Records for processing start

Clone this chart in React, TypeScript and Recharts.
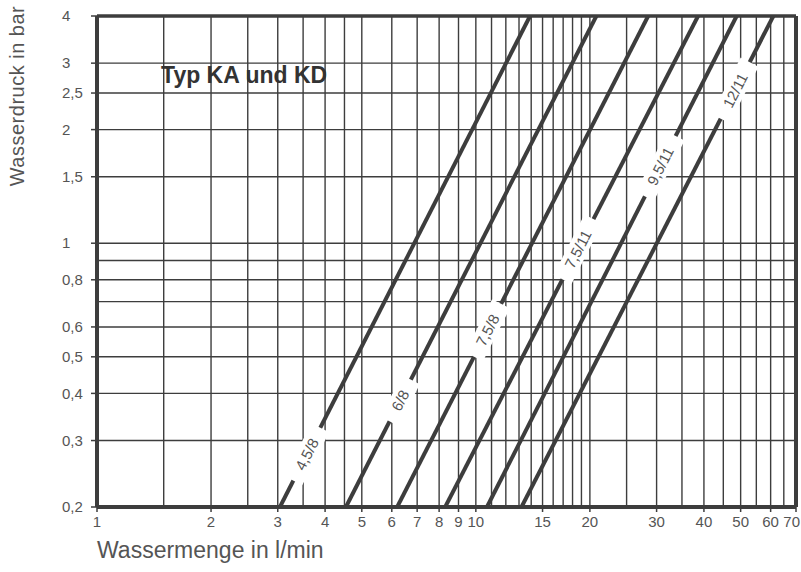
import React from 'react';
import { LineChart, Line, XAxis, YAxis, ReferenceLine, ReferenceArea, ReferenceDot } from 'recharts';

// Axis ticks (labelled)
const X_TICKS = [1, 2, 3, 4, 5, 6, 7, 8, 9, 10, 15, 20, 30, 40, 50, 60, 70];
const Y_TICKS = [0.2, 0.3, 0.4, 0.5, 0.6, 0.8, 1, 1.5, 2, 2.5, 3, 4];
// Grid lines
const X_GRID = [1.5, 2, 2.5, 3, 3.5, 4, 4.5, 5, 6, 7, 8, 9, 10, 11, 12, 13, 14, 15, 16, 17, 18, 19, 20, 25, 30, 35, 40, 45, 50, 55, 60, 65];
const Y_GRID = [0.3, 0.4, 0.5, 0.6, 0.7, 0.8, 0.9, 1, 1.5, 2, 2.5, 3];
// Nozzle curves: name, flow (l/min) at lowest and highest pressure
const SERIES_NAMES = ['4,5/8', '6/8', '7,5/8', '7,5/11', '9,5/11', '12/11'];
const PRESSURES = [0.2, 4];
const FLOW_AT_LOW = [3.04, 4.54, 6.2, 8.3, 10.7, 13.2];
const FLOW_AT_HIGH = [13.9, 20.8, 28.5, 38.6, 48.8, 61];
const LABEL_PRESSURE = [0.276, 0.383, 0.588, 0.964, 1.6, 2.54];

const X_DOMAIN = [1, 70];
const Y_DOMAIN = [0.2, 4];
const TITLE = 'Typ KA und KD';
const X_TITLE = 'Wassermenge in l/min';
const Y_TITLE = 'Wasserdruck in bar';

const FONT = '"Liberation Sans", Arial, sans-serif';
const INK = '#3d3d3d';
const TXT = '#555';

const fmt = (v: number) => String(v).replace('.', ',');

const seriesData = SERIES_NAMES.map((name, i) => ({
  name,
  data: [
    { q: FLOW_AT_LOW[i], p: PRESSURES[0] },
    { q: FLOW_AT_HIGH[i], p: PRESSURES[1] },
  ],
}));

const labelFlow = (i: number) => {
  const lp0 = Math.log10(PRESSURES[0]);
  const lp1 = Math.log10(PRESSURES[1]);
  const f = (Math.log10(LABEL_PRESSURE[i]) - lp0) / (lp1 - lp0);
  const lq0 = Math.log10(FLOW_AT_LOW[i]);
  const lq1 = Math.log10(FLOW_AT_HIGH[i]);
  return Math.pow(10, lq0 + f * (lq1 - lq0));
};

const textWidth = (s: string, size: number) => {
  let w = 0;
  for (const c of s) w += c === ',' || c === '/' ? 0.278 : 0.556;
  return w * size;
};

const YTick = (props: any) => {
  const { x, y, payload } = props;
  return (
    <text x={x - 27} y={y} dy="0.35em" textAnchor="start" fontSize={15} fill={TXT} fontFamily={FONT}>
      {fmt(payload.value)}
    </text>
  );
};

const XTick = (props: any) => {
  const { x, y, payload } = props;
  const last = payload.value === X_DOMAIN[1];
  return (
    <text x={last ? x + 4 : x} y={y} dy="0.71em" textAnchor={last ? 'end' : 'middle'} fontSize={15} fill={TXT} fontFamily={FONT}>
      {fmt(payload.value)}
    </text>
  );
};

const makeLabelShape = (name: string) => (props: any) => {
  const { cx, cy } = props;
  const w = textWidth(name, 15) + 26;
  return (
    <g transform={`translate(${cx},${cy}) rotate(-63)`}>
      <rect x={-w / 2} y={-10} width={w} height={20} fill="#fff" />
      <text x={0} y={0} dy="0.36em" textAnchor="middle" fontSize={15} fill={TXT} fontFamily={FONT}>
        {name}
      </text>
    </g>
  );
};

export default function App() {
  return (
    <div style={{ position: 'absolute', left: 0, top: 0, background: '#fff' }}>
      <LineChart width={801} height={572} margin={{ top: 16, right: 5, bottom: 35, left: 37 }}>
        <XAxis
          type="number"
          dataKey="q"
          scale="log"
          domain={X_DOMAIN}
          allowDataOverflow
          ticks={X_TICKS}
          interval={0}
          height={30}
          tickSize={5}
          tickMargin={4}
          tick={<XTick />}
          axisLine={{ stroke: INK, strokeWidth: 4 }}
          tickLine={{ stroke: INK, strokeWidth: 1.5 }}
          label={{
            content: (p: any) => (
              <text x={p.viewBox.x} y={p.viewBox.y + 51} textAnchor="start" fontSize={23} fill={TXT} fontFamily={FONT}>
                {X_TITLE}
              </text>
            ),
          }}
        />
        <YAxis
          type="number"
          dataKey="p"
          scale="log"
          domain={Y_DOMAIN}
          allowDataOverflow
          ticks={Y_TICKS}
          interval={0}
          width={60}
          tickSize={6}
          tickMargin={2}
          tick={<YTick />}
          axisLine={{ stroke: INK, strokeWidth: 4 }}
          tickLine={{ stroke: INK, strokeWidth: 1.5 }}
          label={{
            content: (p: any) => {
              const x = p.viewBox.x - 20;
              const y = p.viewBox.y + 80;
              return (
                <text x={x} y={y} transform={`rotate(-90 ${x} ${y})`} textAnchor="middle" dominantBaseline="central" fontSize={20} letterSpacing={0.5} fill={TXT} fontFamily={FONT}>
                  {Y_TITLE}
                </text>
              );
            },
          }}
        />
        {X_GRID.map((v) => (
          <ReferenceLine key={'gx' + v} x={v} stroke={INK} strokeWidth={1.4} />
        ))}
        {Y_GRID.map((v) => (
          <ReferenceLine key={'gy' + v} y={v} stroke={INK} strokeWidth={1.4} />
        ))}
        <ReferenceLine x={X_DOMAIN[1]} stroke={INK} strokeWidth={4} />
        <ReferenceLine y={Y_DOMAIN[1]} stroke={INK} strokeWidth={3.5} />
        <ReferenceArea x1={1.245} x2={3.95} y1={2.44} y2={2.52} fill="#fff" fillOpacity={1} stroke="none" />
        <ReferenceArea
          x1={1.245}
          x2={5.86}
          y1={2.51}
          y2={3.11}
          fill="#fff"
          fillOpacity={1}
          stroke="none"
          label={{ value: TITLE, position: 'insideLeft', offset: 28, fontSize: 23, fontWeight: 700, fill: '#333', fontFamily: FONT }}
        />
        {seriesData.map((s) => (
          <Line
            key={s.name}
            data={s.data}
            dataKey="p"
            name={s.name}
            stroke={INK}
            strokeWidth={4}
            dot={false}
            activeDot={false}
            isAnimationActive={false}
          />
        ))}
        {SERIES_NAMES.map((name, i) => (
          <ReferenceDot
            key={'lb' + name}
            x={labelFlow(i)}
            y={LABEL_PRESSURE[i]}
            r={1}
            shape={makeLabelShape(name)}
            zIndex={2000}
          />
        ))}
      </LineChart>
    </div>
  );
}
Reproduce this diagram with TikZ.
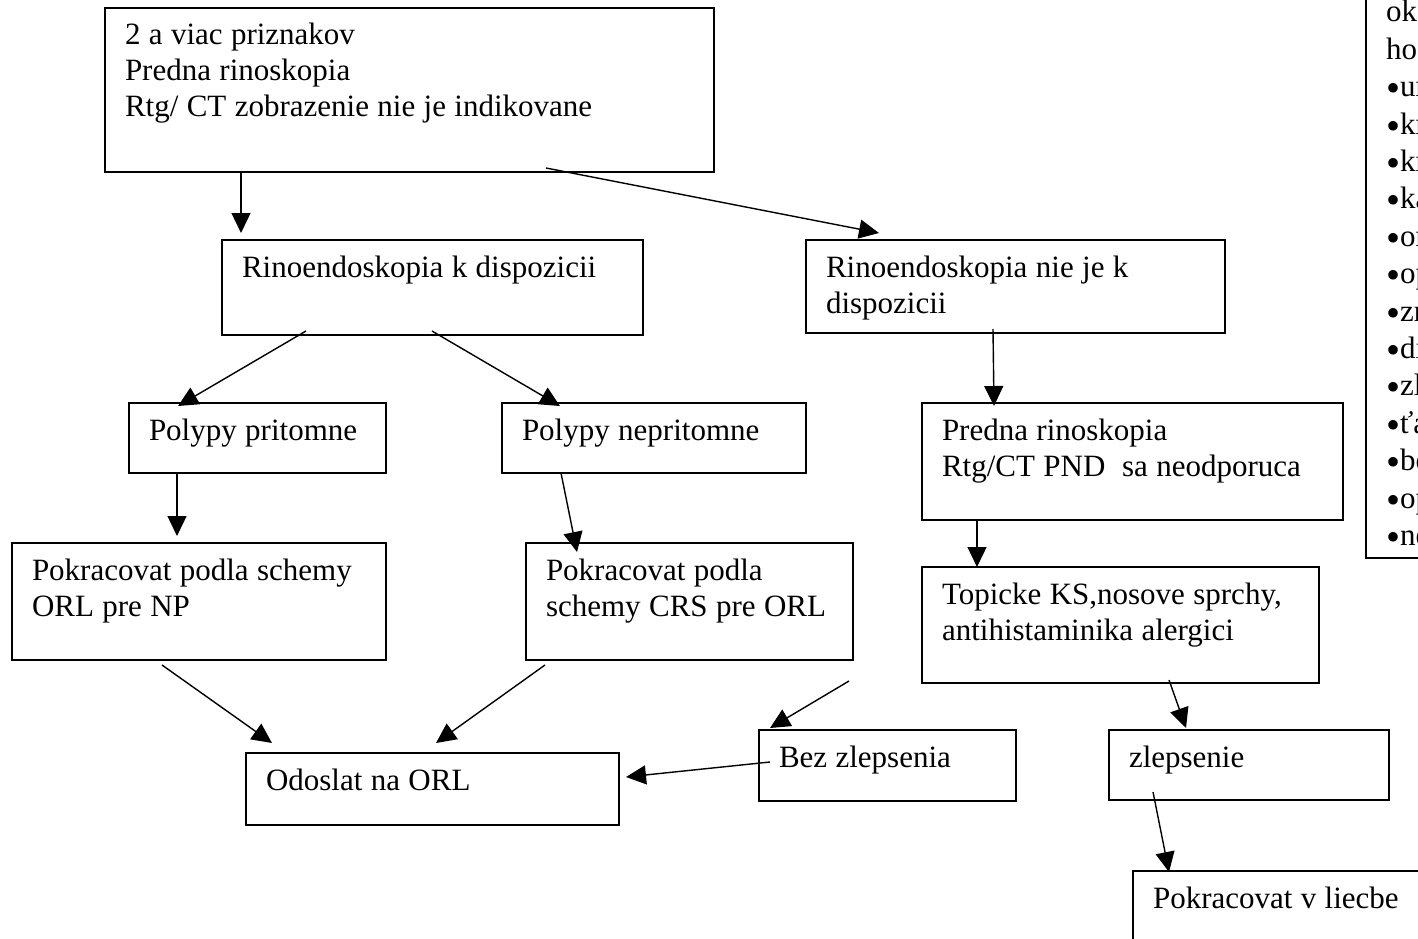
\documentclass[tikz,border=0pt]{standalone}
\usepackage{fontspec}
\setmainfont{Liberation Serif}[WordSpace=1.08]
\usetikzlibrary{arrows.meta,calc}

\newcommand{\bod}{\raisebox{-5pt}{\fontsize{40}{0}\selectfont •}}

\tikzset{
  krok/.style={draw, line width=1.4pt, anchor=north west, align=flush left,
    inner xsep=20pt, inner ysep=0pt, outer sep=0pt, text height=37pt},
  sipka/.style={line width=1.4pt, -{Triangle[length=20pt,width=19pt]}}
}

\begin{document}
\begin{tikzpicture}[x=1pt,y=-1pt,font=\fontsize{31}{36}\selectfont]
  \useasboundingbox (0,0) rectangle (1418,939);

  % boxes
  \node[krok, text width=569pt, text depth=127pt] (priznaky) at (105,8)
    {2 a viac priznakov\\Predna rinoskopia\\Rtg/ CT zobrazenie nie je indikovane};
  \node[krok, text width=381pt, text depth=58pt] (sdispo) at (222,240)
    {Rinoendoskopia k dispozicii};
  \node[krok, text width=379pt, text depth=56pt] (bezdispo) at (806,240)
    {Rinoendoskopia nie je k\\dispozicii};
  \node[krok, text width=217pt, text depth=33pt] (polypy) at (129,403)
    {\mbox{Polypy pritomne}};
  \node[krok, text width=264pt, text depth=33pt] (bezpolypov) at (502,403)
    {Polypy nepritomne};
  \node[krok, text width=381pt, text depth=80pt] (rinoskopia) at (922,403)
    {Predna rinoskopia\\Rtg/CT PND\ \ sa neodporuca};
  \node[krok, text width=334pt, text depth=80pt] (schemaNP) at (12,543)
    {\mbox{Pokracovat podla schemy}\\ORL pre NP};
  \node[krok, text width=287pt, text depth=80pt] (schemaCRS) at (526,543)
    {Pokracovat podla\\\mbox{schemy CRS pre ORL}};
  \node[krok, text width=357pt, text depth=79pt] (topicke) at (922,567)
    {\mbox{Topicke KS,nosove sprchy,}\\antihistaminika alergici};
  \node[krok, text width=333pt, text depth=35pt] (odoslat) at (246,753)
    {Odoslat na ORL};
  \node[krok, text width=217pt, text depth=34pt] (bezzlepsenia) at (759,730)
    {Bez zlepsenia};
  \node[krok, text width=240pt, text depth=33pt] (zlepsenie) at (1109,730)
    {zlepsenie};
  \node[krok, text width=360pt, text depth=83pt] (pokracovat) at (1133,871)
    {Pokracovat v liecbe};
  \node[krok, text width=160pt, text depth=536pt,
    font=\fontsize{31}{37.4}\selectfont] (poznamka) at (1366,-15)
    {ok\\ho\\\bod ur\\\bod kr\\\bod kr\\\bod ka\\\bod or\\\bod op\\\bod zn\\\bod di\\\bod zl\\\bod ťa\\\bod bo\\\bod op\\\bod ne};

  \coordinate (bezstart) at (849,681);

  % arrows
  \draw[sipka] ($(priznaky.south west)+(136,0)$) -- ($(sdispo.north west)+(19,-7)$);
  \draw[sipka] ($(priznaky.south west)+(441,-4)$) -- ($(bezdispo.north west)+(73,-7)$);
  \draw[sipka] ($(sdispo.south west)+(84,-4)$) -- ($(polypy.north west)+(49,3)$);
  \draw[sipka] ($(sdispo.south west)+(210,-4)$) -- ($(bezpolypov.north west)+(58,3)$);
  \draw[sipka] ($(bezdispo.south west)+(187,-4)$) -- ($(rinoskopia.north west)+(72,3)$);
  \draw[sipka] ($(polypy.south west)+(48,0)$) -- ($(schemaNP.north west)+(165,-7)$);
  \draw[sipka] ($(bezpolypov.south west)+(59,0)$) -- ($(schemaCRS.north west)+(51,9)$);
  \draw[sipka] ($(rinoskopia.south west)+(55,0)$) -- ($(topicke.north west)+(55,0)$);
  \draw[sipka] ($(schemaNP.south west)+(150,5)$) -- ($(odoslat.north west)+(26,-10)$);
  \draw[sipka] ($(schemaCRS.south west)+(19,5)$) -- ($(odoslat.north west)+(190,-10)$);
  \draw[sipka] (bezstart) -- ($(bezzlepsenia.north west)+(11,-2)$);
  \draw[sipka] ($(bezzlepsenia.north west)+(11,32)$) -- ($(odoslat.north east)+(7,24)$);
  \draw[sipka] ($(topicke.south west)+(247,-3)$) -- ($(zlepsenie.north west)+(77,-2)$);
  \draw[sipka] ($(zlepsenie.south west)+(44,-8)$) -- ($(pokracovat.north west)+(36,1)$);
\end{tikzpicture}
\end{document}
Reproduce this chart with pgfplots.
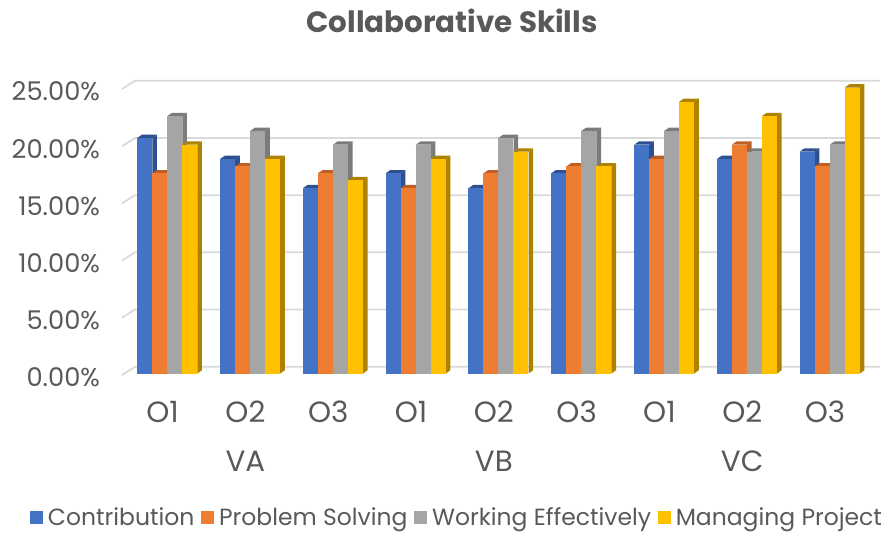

Records for processing end

■ Exercise: Search the data for the string "with". List each line that has it.

■ Answer to this problem:
Reproduce this diagram with TikZ.
Reproduce this chart with pgfplots.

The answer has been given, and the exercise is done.